XSLT 3.0 has no mechanism for array construction. An xsl:array instruction has
been proposed, and is prototyped as saxon:array in current Saxon releases;
but the difficulty is in defining the detail of how it should
work. It makes sense for it to enclose a sequence constructor, so instructions
like xsl:for-each and xsl:choose can be used when building the content.
But sequence constructors deliver sequences of items, not sequences of sequences.
So the current proposal for XSLT 4.0
envisages an xsl:array-member instruction that wraps a sequence as a zero-arity
function. The problem with this is that the mechanism is transparent yet arbitrary;
it looks like (and is) a kludge.
Array Processing
Similarly, there are limited options for processing of arrays. There's no
equivalent of the "for" clause in FLWOR expressions that binds a variable
to each member of an array in turn. The closest things on offer are the
array:filter() and array:for-each() higher order functions – which are
more useful in XQuery than in XSLT, because of the difficulty in XSLT
of writing an anonymous function that constructs new XML element nodes.
XSLT in particular relies heavily (in constructs such as xsl:apply-templates,
xsl:for-each, xsl:iterate, and xsl:for-each-group) on binding values implicitly
to the context item. But the context item is an item, not an arbitrary value,
so binding members of arrays to the context item isn't an option.
Generalizing "." to represent an arbitrary value rather than a single item seems an attractive idea, but it's very hard to do without breaking a lot of existing code.

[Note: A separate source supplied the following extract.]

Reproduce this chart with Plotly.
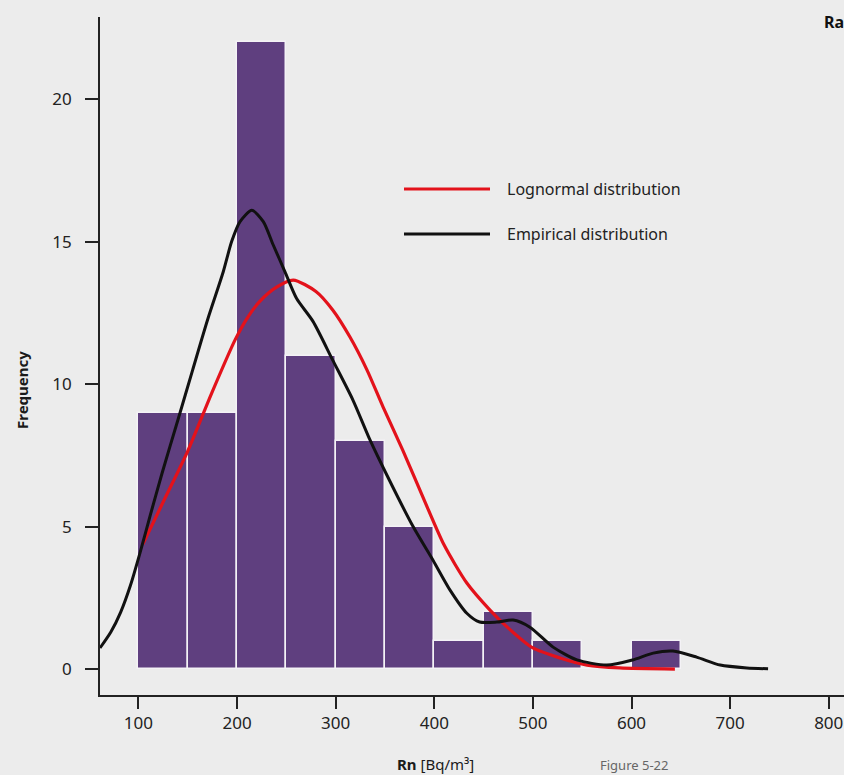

Iterating over an array and binding each member to a variable works well in XQuery, where adding a "for member" clause to FLWOR expressions works cleanly enough. But there's lots of other functionality for processing sequences that can't be translated easily into equivalent mechanisms for arrays, especially in XSLT.
Parcels
It seems that a solution for both array construction and array processing is to find a way to pack an arbitrary sequence into a single item. We'll refer to a "sequence packed into an item" as a parcel. We can then construct an array from a sequence of parcels, and we can decompose an array into a sequence of parcels, allowing both operations to be implemented using all the existing machinery for handling sequences.

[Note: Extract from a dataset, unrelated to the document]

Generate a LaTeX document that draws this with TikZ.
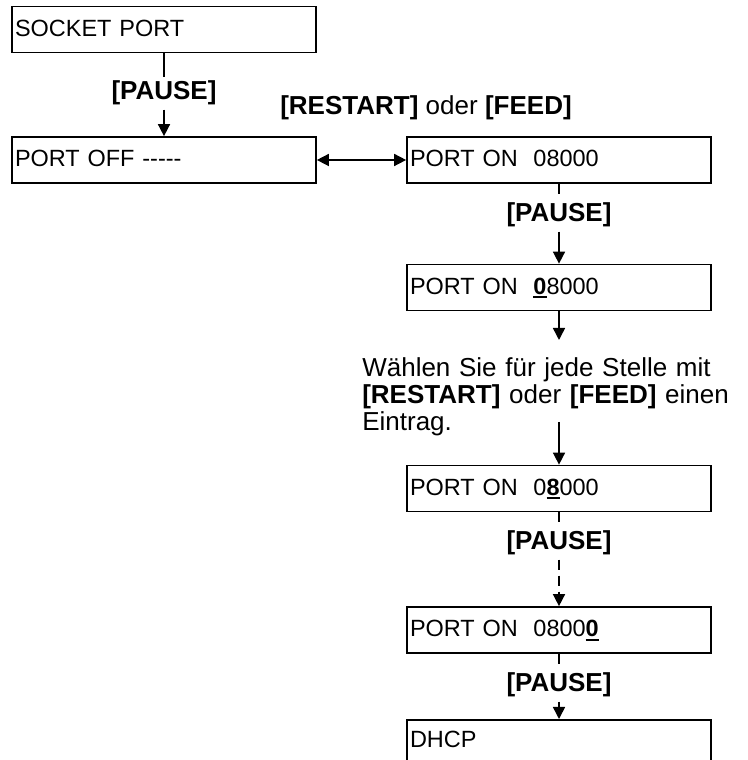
\documentclass[tikz,border=0pt]{standalone}
\usepackage{fontspec}
\setmainfont{Liberation Sans}
\usepackage{tikz}
\usetikzlibrary{arrows.meta,positioning}
\newcommand{\curdigit}[1]{\setbox0\hbox{\textbf{#1}}\rlap{\rule[-3pt]{\wd0}{1.4pt}}\box0\relax}

\begin{document}
\begin{tikzpicture}[
  font=\fontsize{18.5}{19.2}\selectfont,
  box/.style={rectangle,draw,line width=1.2pt,font=\fontsize{16.7}{19}\selectfont,text width=7.45cm,inner xsep=0.075cm,inner ysep=0pt,text height=0.74cm,text depth=0.41cm,align=left},
  key/.style={font=\fontsize{18.5}{19.2}\selectfont\bfseries,inner sep=0.1cm},
  conn/.style={line width=1.1pt},
  arr/.style={conn,-{Triangle[length=0.3cm,width=0.3cm]}},
  dots/.style={conn,dash pattern=on 0.25cm off 0.15cm},
]
\useasboundingbox (0,0) rectangle (18.675,19);

% Menu entries
\node[box] (sock) at (4.1,18.2625) {SOCKET PORT};
\node[box] (off) at (4.1,15) {PORT OFF \mbox{-}\mbox{-}\mbox{-}\mbox{-}\mbox{-}};
\node[box] (on1) at (13.975,15) {PORT ON\ \ 08000};
\node[box] (on2) at (13.975,11.8125) {PORT ON\ \ \curdigit{0}8000};
\node[box] (on3) at (13.975,6.7875) {PORT ON\ \ 0\curdigit{8}000};
\node[box] (on4) at (13.975,3.25) {PORT ON\ \ 0800\curdigit{0}};
\node[box,anchor=north,text height=0.68cm,text depth=1.2cm] (dhcp) at (13.975,1.025) {DHCP};

% Keys
\node[key,anchor=base] (p1) at (4.1,16.5) {[PAUSE]};
\node[key,anchor=base] (p2) at (13.975,13.45) {[PAUSE]};
\node[key,anchor=base] (p3) at (13.975,5.25) {[PAUSE]};
\node[key,anchor=base] (p4) at (13.975,1.7) {[PAUSE]};
\node[anchor=base,inner sep=0pt] (swap) at (10.65,16.125) {\textbf{[RESTART]} oder \textbf{[FEED]}};

% Hint
\node[anchor=base west,text width=9.6cm,align=left,inner sep=0pt] (hint) at (9.05,9.575) {Wählen Sie für jede Stelle mit\\ \textbf{[RESTART]} oder \textbf{[FEED]} einen\\ Eintrag.};
\coordinate (hintin) at (13.975,10.5);
\coordinate (hintout) at (13.975,8.45);

% Flow
\draw[conn] (sock) -- (p1);
\draw[arr] (p1) -- (off);
\draw[conn,{Triangle[length=0.3cm,width=0.3cm]}-{Triangle[length=0.3cm,width=0.3cm]}] (off) -- (on1);
\draw[dots] (on1) -- (p2);
\draw[arr] (p2) -- (on2);
\draw[arr] (on2) -- (hintin);
\draw[arr] (hintout) -- (on3);
\draw[dots] (on3) -- (p3);
\draw[arr,dots] (p3) -- (on4);
\draw[dots] (on4) -- (p4);
\draw[arr] (p4) -- (dhcp);

\end{tikzpicture}
\end{document}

It seems that four operations are sufficient to fill the processing gap:
- Wrap a sequence as a parcel
- Unwrap a parcel as a sequence
- Construct an array from a sequence of parcels
- Decompose an array into a sequence of parcels
So four functions should do the job: parcel(item()*) => P,
unparcel(P) => item()*, array:of(P*) as array(*), array:members(array(*)) as P*,
where P is the item type of a parcel. Of course, we can also add XSLT or XQuery syntactic
sugar on top of these building blocks.
We now have to address the question: what kind of item is a parcel? Is it represented using something we already know and love (like an array, or a zero-arity function) or is it something new? How should the type of a parcel be represented in type signatures, and what operations (apart from the above four) should be available on them?
I'm beginning to come to the conclusion that the type safety that comes from treating a parcel as a new kind of item justifies the extra complexity in the type system. If we reuse an existing kind of item (for example, zero-arity functions), then there's always going to be confusion about whether items of that type are to be treated as parcels or as their "ordinary selves".
However, I'm reluctant to add yet another fundamental type. We can't keep adding fundamental types, and new syntax, every time we need something new (cf my Balisage 2020 paper on adding promises). Can't we make the type system more extensible?
Pro tem, I suggest we build on the concept of "extension objects" defined in §25.1.3 of the XSLT specification. These are intended as opaque objects that can be returned by one extension function and supplied to another. This concept should really be defined in XDM rather than in XSLT. We should add that an "extension object" may be an instance of an "extension type", and that extension types are denoted in the ItemType syntax by a QName (that is, the same syntax as atomic types), with the QName being made known to the processor in some implementation-defined way. Then we reserve a namespace URI sys for "built in extension types", and define sys:parcel as such a type.